BOLOGNA – All’interno della Casa circondariale (Dozza) si accavallano i livelli di allarme e di intervento. Alla pandemia si è aggiunta la rivolta di alcune sezioni e ora, all’opera enorme di ricostruzione, si aggiunge la difficoltà di operare in condizioni di sicurezza.
La furia ingiustificabile dei giorni 9 e 10 marzo ha prodotto una devastazione profonda nel cosiddetto Giudiziario (dove alloggiano in gran parte detenuti in attesa di giudizio definitivo). Le infrastrutture che garantiscono sicurezza e operatività sono andate divelte, scardinate, bruciate. Anche gli ambulatori medici.

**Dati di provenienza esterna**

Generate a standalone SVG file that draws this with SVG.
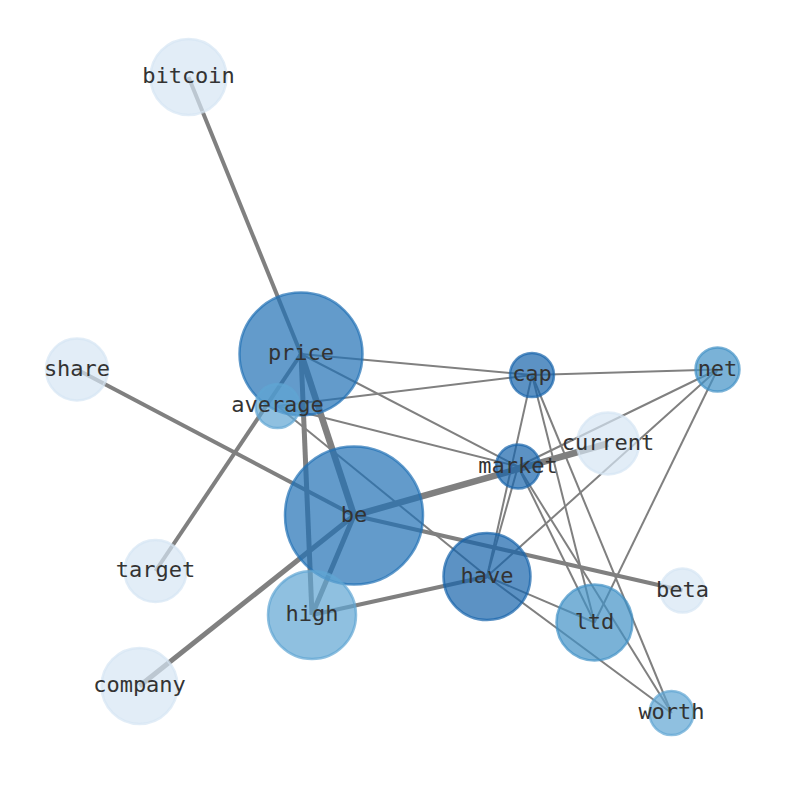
<svg xmlns="http://www.w3.org/2000/svg" width="794" height="790" viewBox="0 0 794 790">
<style>
.e{stroke:#808080;fill:none;stroke-linecap:butt}
.w2{stroke-width:2}
.w4{stroke-width:4}
.w5{stroke-width:5}
.w6{stroke-width:6.5}
.n circle{fill-opacity:0.7;stroke-opacity:0.7;stroke-width:2.5}
.c1 circle{fill:#1764ab;stroke:#1764ab}
.c2 circle{fill:#2171b5;stroke:#2171b5}
.c3 circle{fill:#4292c6;stroke:#4292c6}
.c4 circle{fill:#5fa5d3;stroke:#5fa5d3}
.c5 circle{fill:#d6e6f4;stroke:#d6e6f4}
text{font-family:"DejaVu Sans Mono","Liberation Mono",monospace;font-size:22px;fill:#333;text-anchor:middle;dominant-baseline:central}
</style>
<rect width="794" height="790" fill="#fff"/>
<g id="edges">
<line class="e w4" x1="188.5" y1="77" x2="301" y2="354"/>
<line class="e w6" x1="301" y1="354" x2="354" y2="515.5"/>
<line class="e w5" x1="301" y1="354" x2="312" y2="615"/>
<line class="e w4" x1="155.5" y1="571" x2="301" y2="354"/>
<line class="e w2" x1="301" y1="354" x2="532" y2="375"/>
<line class="e w2" x1="301" y1="354" x2="518" y2="466.5"/>
<line class="e w2" x1="277.5" y1="406" x2="532" y2="375"/>
<line class="e w2" x1="277.5" y1="406" x2="518" y2="466.5"/>
<line class="e w2" x1="277.5" y1="406" x2="487" y2="576.5"/>
<line class="e w4" x1="77" y1="369.5" x2="354" y2="515.5"/>
<line class="e w5" x1="139.5" y1="686" x2="354" y2="515.5"/>
<line class="e w6" x1="354" y1="515.5" x2="608" y2="443.5"/>
<line class="e w4" x1="354" y1="515.5" x2="682.5" y2="590.5"/>
<line class="e w5" x1="354" y1="515.5" x2="312" y2="615"/>
<line class="e w4" x1="312" y1="615" x2="487" y2="576.5"/>
<line class="e w2" x1="532" y1="375" x2="717.5" y2="369.5"/>
<line class="e w2" x1="532" y1="375" x2="487" y2="576.5"/>
<line class="e w2" x1="532" y1="375" x2="594.5" y2="622.5"/>
<line class="e w2" x1="532" y1="375" x2="671.5" y2="713"/>
<line class="e w2" x1="717.5" y1="369.5" x2="518" y2="466.5"/>
<line class="e w2" x1="717.5" y1="369.5" x2="487" y2="576.5"/>
<line class="e w2" x1="717.5" y1="369.5" x2="594.5" y2="622.5"/>
<line class="e w2" x1="518" y1="466.5" x2="487" y2="576.5"/>
<line class="e w2" x1="518" y1="466.5" x2="594.5" y2="622.5"/>
<line class="e w2" x1="518" y1="466.5" x2="671.5" y2="713"/>
<line class="e w2" x1="487" y1="576.5" x2="594.5" y2="622.5"/>
<line class="e w2" x1="487" y1="576.5" x2="671.5" y2="713"/>
</g>
<g id="node-bitcoin" class="n c5"><circle cx="188.5" cy="77" r="38"/></g>
<g id="node-price" class="n c2"><circle cx="301" cy="354" r="61.5"/></g>
<g id="node-average" class="n c4"><circle cx="277.5" cy="406" r="22"/></g>
<g id="node-share" class="n c5"><circle cx="77" cy="369.5" r="31"/></g>
<g id="node-target" class="n c5"><circle cx="155.5" cy="571" r="31"/></g>
<g id="node-company" class="n c5"><circle cx="139.5" cy="686" r="38"/></g>
<g id="node-be" class="n c2"><circle cx="354" cy="515.5" r="69"/></g>
<g id="node-high" class="n c4"><circle cx="312" cy="615" r="44"/></g>
<g id="node-cap" class="n c1"><circle cx="532" cy="375" r="22"/></g>
<g id="node-net" class="n c3"><circle cx="717.5" cy="369.5" r="22"/></g>
<g id="node-current" class="n c5"><circle cx="608" cy="443.5" r="31"/></g>
<g id="node-market" class="n c1"><circle cx="518" cy="466.5" r="22"/></g>
<g id="node-have" class="n c1"><circle cx="487" cy="576.5" r="43.5"/></g>
<g id="node-ltd" class="n c3"><circle cx="594.5" cy="622.5" r="38"/></g>
<g id="node-beta" class="n c5"><circle cx="682.5" cy="590.5" r="22"/></g>
<g id="node-worth" class="n c4"><circle cx="671.5" cy="713" r="22"/></g>
<g id="labels">
<text x="188.5" y="75.5">bitcoin</text>
<text x="301" y="352.5">price</text>
<text x="277.5" y="404.5">average</text>
<text x="77" y="368">share</text>
<text x="155.5" y="569.5">target</text>
<text x="139.5" y="684.5">company</text>
<text x="354" y="514">be</text>
<text x="312" y="613.5">high</text>
<text x="532" y="373.5">cap</text>
<text x="717.5" y="368">net</text>
<text x="608" y="442">current</text>
<text x="518" y="465">market</text>
<text x="487" y="575">have</text>
<text x="594.5" y="621">ltd</text>
<text x="682.5" y="589">beta</text>
<text x="671.5" y="711.5">worth</text>
</g>
</svg>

È stato ripristinato il minimo essenziale per garantire il necessario vitale (cibo e medicinali), ma in alcune sezioni le persone sono costrette a restare in cella 24 ore al giorno, perché non sono agibili nemmeno i percorsi per “andare all’ora d’aria”. Non tutti possono ancora telefonare, il che rende ancor più pesante l’isolamento imposto dall’impossibilità di intrattenersi a colloquio con i propri familiari.
Tutte le attività sono sospese, a causa della pandemia e dunque per tutte le sezioni, anche per quelle che si sono tenute responsabilmente lontane dalla rivolta. Sospese anche le udienze ordinarie in tribunale.
I detenuti possono incontrare soltanto gli avvocati e solo in alcuni casi. Insegnanti e volontari non sono ammessi. Per ora nemmeno il cappellano.
Nella festa dei papà ho spedito qualche decina di lettere per confermare che ci siamo e non vogliamo abbandonare nessuno. Stiamo organizzando un rubrica radiofonica per tenere aperti i canali di collaborazione e dialogo tra persone detenute e società.
Mentre si costruiscono i muri c’è un immenso bisogno di costruire quanto sarà necessario per valicare quei muri e ricostruire un rapporto umano e di fiducia tra le persone detenute e la società.
Va riconosciuto lo sforzo enorme del personale ad ogni livello; noi vogliamo restare al loro fianco perché ogni intervento non sia lasciato a comprensibili reazioni ferite e sia guidato – per tutti – dagli obiettivi umanizzanti sottoscritti nella Costituzione.